IV. The Need for Updated Regulation of Cryptographic Assets in the Future

Finally, regarding the stance on cryptocurrencies, several factors need to be considered. First, cryptocurrencies like Bitcoin are not strictly currencies but more like digital assets, due to their lack of intrinsic value. More importantly, research shows that about a quarter of Bitcoin account holders and half of trading activities are related to illegal transactions.

Second, the regulatory attitude towards cryptocurrencies and digital assets depends on the maturity of the financial system and regulatory framework in the respective country. It is well known that the Chinese government currently prohibits cryptocurrency trading in China. The main reason is that our country still faces significant challenges in anti-money laundering. Additionally, our country retains many capital account control measures; if digital assets like cryptocurrencies could be freely traded, the problems arising would far outweigh the benefits.

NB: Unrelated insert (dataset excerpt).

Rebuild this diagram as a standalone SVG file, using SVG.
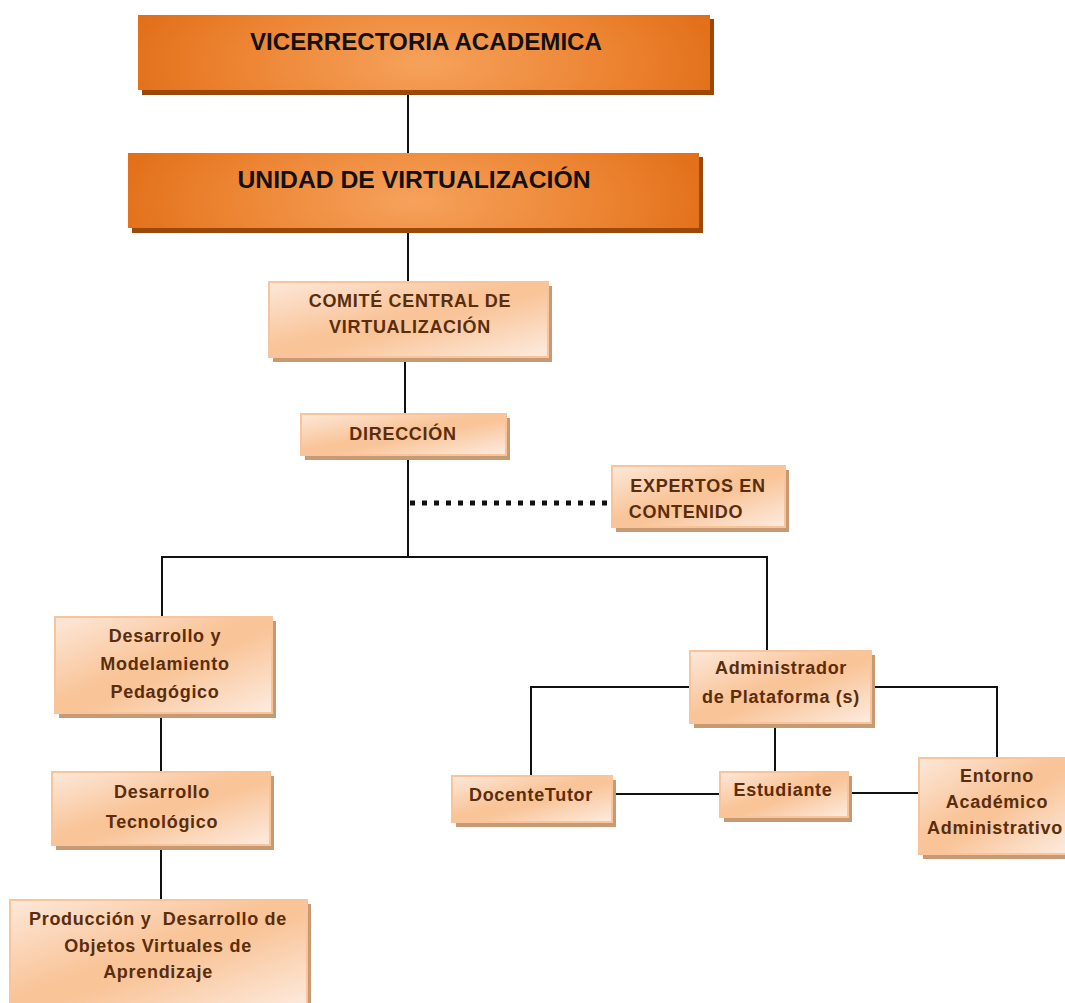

Finally, long-term trends need to be fully considered. Prohibiting cryptocurrencies may be practical in the short term, but whether it is sustainable in the long term deserves in-depth analysis. Some new digital technologies brought by cryptocurrencies are highly valuable to the formal financial system, including tokenization, distributed ledgers, blockchain technology, and so on. If cryptocurrency trading and related activities are prohibited for a long time, it may lead to missed opportunities for important digital technology developments, and prohibition may not necessarily be effective in the long term. There is currently no particularly good approach to regulate cryptocurrencies, especially for a developing country, that can ensure stability while also being effective, but ultimately, an effective solution may still need to be found.